Pour sa dénonciation de l’esthétique, Jacqueline Lichtenstein trouve une caution de poids dans les réflexions de Paul Valéry. Constatant que « la plupart des gens y voient par l’intellect bien plus souvent que par les yeux », Valéry affirme que la tâche de l’artiste est au contraire d’« essayer de voir ce qui est visible, et surtout ne pas voir ce qui est invisible ». C’est que l’art a pour fonction de produire « un plaisir qui excite l’intelligence, la défie et lui fait aimer sa défaite ». Salutaire mise en garde d’un auteur pourtant réputé « intellectuel », et qui pressent à quel point la « modernité » esthétique s’accompagne d’un décentrement intellectualiste dans le discours sur les œuvres.
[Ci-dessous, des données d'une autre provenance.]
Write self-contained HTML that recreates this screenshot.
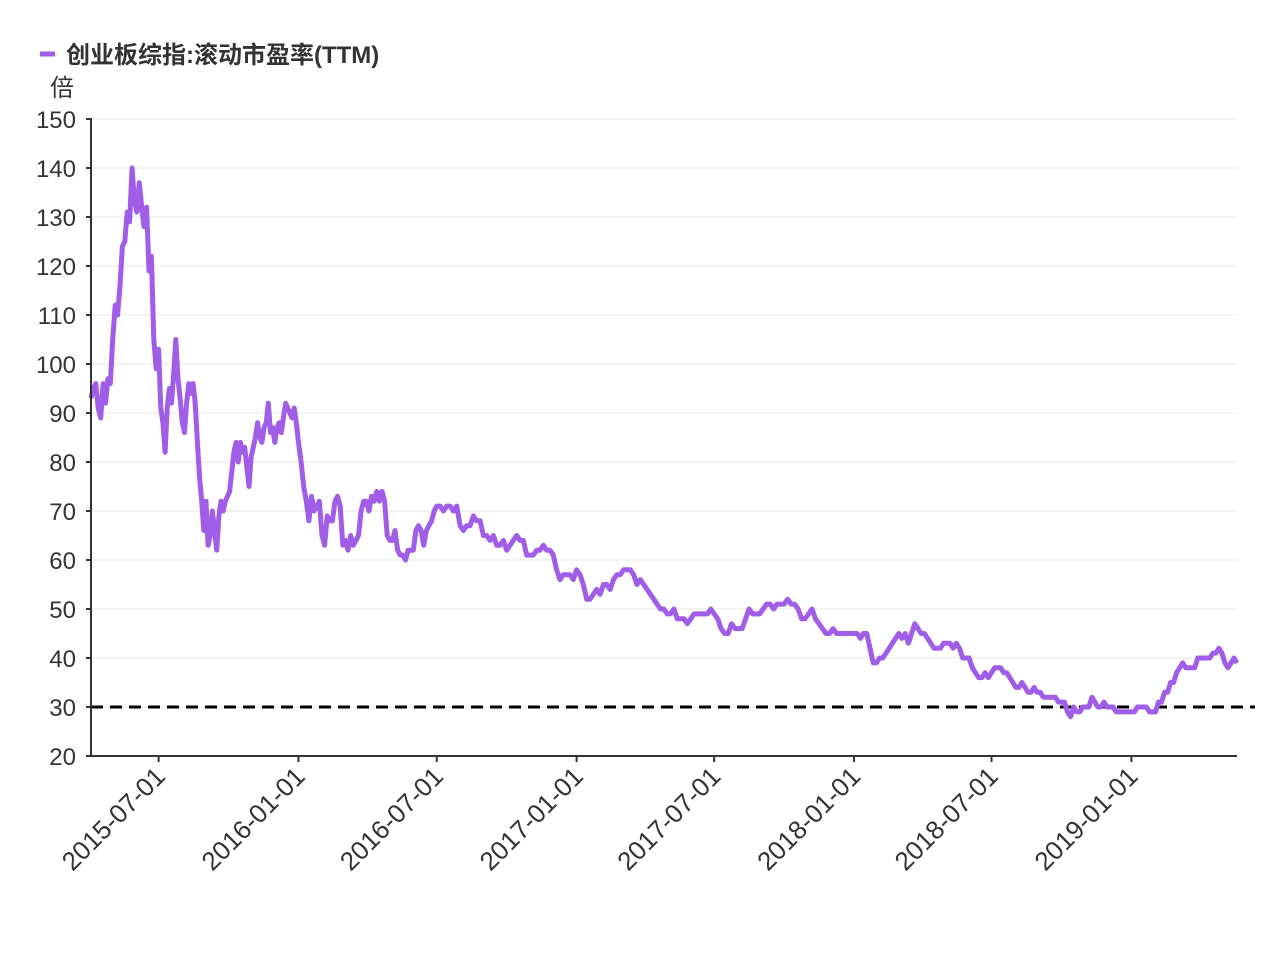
<!DOCTYPE html>
<html><head><meta charset="utf-8"><style>
body{margin:0;background:#fff;}
svg text{font-family:"Liberation Sans","Noto Sans CJK SC",sans-serif;}
</style></head><body>
<svg id="chart" width="1269" height="952" xmlns="http://www.w3.org/2000/svg">
<g>
<line x1="40" y1="54" x2="55" y2="54" stroke="#a05ee8" stroke-width="5"/>
<text x="66" y="63" font-size="24" font-weight="bold" fill="#333">创业板综指:滚动市盈率(TTM)</text>
</g>
<text x="50" y="96" font-size="24" fill="#333">倍</text>
<g id="grid"></g>
<g id="yt"></g>
<g id="xt"></g>
<line id="ref" stroke="#000" stroke-width="3" stroke-dasharray="12,7"/>
<path id="line" fill="none" stroke="#a05ee8" stroke-width="5" stroke-linejoin="round"/>
<line x1="91" y1="118" x2="91" y2="757" stroke="#333" stroke-width="2"/>
<line x1="90" y1="756" x2="1237" y2="756" stroke="#333" stroke-width="2"/>
</svg>
<script>
const yTicks=[20,30,40,50,60,70,80,90,100,110,120,130,140,150];
const xTickLabels=["2015-07-01","2016-01-01","2016-07-01","2017-01-01","2017-07-01","2018-01-01","2018-07-01","2019-01-01"];
const refValue=30;
const segDates=["2015-04-03","2015-07-01","2016-01-01","2016-07-01","2017-01-01","2017-07-01","2018-01-01","2018-07-01","2019-01-01","2019-05-20"];
const seg0=[93,95,96,91,89,96,92,97,96,105,112,110,116,124,125,131,129,140,133,131,137,132,128,132,119,122,105,99];
const seg1=[103,91,88,82,91,95,92,98,105,97,93,88,86,92,96,94,96,92,84,77,72,66,72,63,65,70,66,62,69,72,70,72,73,74,78,82,84,80,84,82,83,79,75,81,83,85,88,85,84,87,88,92,86,87,84,87,88,86,89,92,91,90,89,91,88];
const seg2=[84,80,75,72,68,73,70,71,72,65,63,69,68,68,72,73,71,63,64,62,65,63,64,65,70,72,72,70,73,72,74,72,74,72,65,64,64,66,62,61,61,60,62,62,62,66,67,66,63,66,67,68,70];
const seg3=[71,71,70,71,71,70,71,67,66,67,67,69,68,68,65,65,64,65,63,63,64,62,63,64,65,64,64,61,61,61,62,62,63,62,62,61,58,56,57,57,57,56];
const seg4=[58,57,55,52,52,53,54,53,55,55,54,56,57,57,58,58,58,57,55,56,55,54,53,52,51,50,50,49,49,50,48,48,48,47,48,49,49,49,49,49,50];
const seg5=[49,48,46,45,45,47,46,46,46,48,50,49,49,49,50,51,51,50,51,51,51,52,51,51,50,48,48,49,50,48,47,46,45,45,46,45,45,45,45,45];
const seg6=[45,45,44,45,45,42,39,39,40,40,41,42,43,44,45,44,45,43,45,47,46,45,45,44,43,42,42,42,43,43,43,42,43,42,40,40,40,38,37,36,36,37,36];
const seg7=[37,38,38,38,37,37,36,35,34,34,35,34,33,33,34,33,33,32,32,32,32,32,31,31,31,29,28,30,29,29,30,30,30,32,31,30,30,31,30,30,30,29,29,29,29,29];
const seg8=[29,29,30,30,30,30,29,29,29,31,31,33,33,35,35,37,38,39,38,38,38,38,40,40,40,40,40,41,41,42,41,39,38,39,40,39];
const segs=[seg0,seg1,seg2,seg3,seg4,seg5,seg6,seg7,seg8];

const NS="http://www.w3.org/2000/svg";
const X0=91,X1=1237,Y0=756,Y1=119;
const t0=Date.parse(segDates[0]),t1=Date.parse(segDates[segDates.length-1]);
const xs=t=>X0+(t-t0)/(t1-t0)*(X1-X0);
const ys=v=>Y0-(v-20)/(150-20)*(Y0-Y1);
function mk(tag,attrs,parent){const e=document.createElementNS(NS,tag);for(const k in attrs)e.setAttribute(k,attrs[k]);parent.appendChild(e);return e;}
const grid=document.getElementById('grid'),yt=document.getElementById('yt'),xt=document.getElementById('xt');
yTicks.forEach(v=>{
  const y=ys(v);
  if(v>20){const g=mk('line',{x1:X0,x2:X1,y1:y,y2:y,stroke:'#e6e6e6','stroke-width':1},grid);
  
  }
  const tk=mk('line',{x1:X0-5,x2:X0,y1:y,y2:y,stroke:'#333','stroke-width':2},yt);
  
  
  const t=mk('text',{x:76,y:y+9,'text-anchor':'end','font-size':24,fill:'#333'},yt);
  
  
  t.textContent=v;
});
xTickLabels.forEach(d=>{
  const x=xs(Date.parse(d));
  const tk=mk('line',{x1:x,x2:x,y1:Y0,y2:Y0+6,stroke:'#333','stroke-width':2},xt);
  
  
  const t=mk('text',{x:x+8,y:Y0+22,'text-anchor':'end','font-size':26,fill:'#333',transform:`rotate(-45 ${x+8} ${Y0+22})`},xt);
  
  
  t.textContent=d;
});
let pts=[];
segs.forEach((s,i)=>{
  const a=Date.parse(segDates[i]),b=Date.parse(segDates[i+1]);
  const last=i===segs.length-1;
  s.forEach((v,j)=>{
    const n=last?s.length-1:s.length;
    const t=a+(b-a)*j/n;
    pts.push([xs(t),ys(v)]);
  });
});
document.getElementById('line').setAttribute('d','M'+pts.map(p=>p[0].toFixed(1)+','+p[1].toFixed(1)).join('L'));
const r=document.getElementById('ref');
r.setAttribute('x1',X0);r.setAttribute('x2',1255);r.setAttribute('y1',ys(refValue));r.setAttribute('y2',ys(refValue));
</script>
</body></html>
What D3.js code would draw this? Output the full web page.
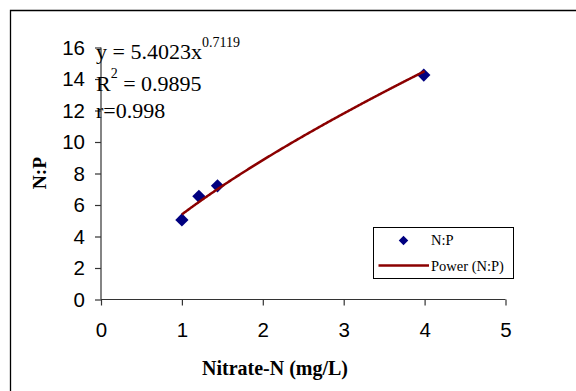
<!DOCTYPE html>
<html><head><meta charset="utf-8">
<script src="https://cdn.jsdelivr.net/npm/d3@7"></script>
<style>html,body{margin:0;padding:0;background:#fff;}svg{display:block;}</style>
</head><body>
<svg id="c" width="576" height="391"></svg>
<script>
const nitrate = [1.0, 1.21, 1.44, 3.99];
const ratioNP = [5.05, 6.55, 7.22, 14.25];
const xTicks = [0, 1, 2, 3, 4, 5];
const yTicks = [0, 2, 4, 6, 8, 10, 12, 14, 16];
const fitA = 5.4023, fitB = 0.7119;
const eqText = "y = 5.4023x", eqExp = "0.7119";
const r2Text = " = 0.9895", rText = "r=0.998";

const svg = d3.select("#c");
svg.append("rect").attr("width",576).attr("height",391).attr("fill","#fff");
svg.append("path").attr("d","M10.5,391 V10.5 H576").attr("fill","none").attr("stroke","#000").attr("stroke-width",1.3);

const x = d3.scaleLinear().domain([0,5]).range([101,505.5]);
const y = d3.scaleLinear().domain([0,16]).range([299.5,47.5]);

const gx = svg.append("g").attr("transform","translate(0,299.5)")
  .call(d3.axisBottom(x).tickValues(xTicks).tickSize(6).tickPadding(17).tickFormat(d3.format("d")));
const gy = svg.append("g").attr("transform","translate(101,0)")
  .call(d3.axisLeft(y).tickValues(yTicks).tickSize(6).tickPadding(10).tickFormat(d3.format("d")));
[gx,gy].forEach(g=>{
  g.selectAll("path,line").attr("stroke","#333").attr("stroke-width",1.2);
  g.selectAll("text").attr("font-family","Liberation Sans, Arial, sans-serif").attr("font-size",20.5).attr("fill","#000");
});
gx.select(".domain").attr("d","M101,0H505.5");
gy.select(".domain").attr("d","M0,299.5V47.5");

const trendX = d3.range(0, 301).map(i => 1 + i*0.01);
const line = d3.line().x(d=>x(d)).y(d=>y(fitA*Math.pow(d,fitB)));

const diamond = d3.symbol().type(d3.symbolDiamond2).size(112);
svg.selectAll(".pt").data(nitrate).enter().append("path")
  .attr("transform",(d,i)=>`translate(${x(d)},${y(ratioNP[i])})`)
  .attr("d",diamond).attr("fill","#000080");
svg.append("path").datum(trendX).attr("d",line).attr("fill","none").attr("stroke","#8b0000").attr("stroke-width",2.5);

const tf = "Liberation Serif, Times New Roman, serif";
const t1 = svg.append("text").attr("x",96).attr("y",58.5).attr("font-family",tf).attr("font-size",22);
t1.append("tspan").text(eqText);
t1.append("tspan").attr("font-size",14).attr("dy",-12).text(eqExp);
const t2 = svg.append("text").attr("x",96).attr("y",90.5).attr("font-family",tf).attr("font-size",22);
t2.append("tspan").text("R");
t2.append("tspan").attr("font-size",14).attr("dy",-13).text("2");
t2.append("tspan").attr("dy",13).text(r2Text);
svg.append("text").attr("x",96).attr("y",117.5).attr("font-family",tf).attr("font-size",22).text(rText);

svg.append("text").attr("x",275).attr("y",374.5).attr("text-anchor","middle")
  .attr("font-family",tf).attr("font-weight","bold").attr("font-size",20).text("Nitrate-N (mg/L)");
svg.append("text").attr("transform","translate(46,173) rotate(-90)").attr("text-anchor","middle")
  .attr("font-family",tf).attr("font-weight","bold").attr("font-size",19.5).text("N:P");

const lg = svg.append("g");
lg.append("rect").attr("x",373.5).attr("y",227.5).attr("width",140).attr("height",51)
  .attr("fill","#fff").attr("stroke","#000").attr("stroke-width",1);
lg.append("path").attr("transform","translate(403.5,240.5)").attr("d",d3.symbol().type(d3.symbolDiamond2).size(58)).attr("fill","#000080");
lg.append("text").attr("x",431).attr("y",245).attr("font-family",tf).attr("font-size",14.5).text("N:P");
lg.append("line").attr("x1",378.5).attr("x2",429).attr("y1",265.5).attr("y2",265.5).attr("stroke","#8b0000").attr("stroke-width",2.5);
lg.append("text").attr("x",431).attr("y",270.5).attr("font-family",tf).attr("font-size",14.5).text("Power (N:P)");
</script>
</body></html>
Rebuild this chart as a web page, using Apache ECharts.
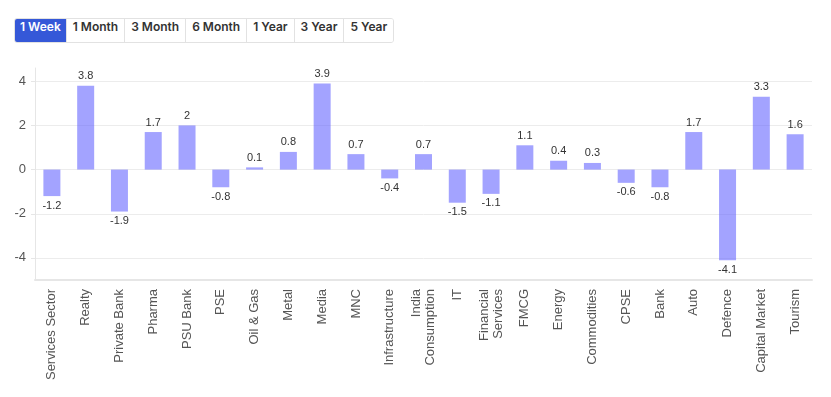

Il reste que ce livre ouvre bien des questions qui demeurent sans réponses. L’histoire de l’art, dont se réclame Jacqueline Lichtenstein, aurait gagné à être interrogée et mise en parallèle, sinon en concurrence, avec l’esthétique pour qu’en soit évaluée la pertinence. Valéry lui-même n’affirmait-il pas qu’en matière d’art « l’érudition est une sorte de défaite » ? Surtout, Jacqueline Lichtenstein fait comme si les commentaires de peintres, issus de leur propre pratique, suffisaient à élaborer un discours cohérent sur le phénomène artistique. Or, lorsque les peintres du XVIIe siècle discutent de problèmes apparemment techniques (disposition de la scène, éclairages, etc.), leurs propos s’insèrent implicitement dans un corps de doctrine classique d’autant plus prégnant qu’il est inapparent, fondé sur l’imitation, le « naturel », la bienséance, etc. N’est-ce pas là le socle d’une « esthétique » ? Si cet ouvrage nous met en garde, avec raison, contre les séductions dangereuses des approches notionnelles de l’art, il nous rappelle aussi, par ses lacunes mêmes, qu’on ne saurait s’en passer.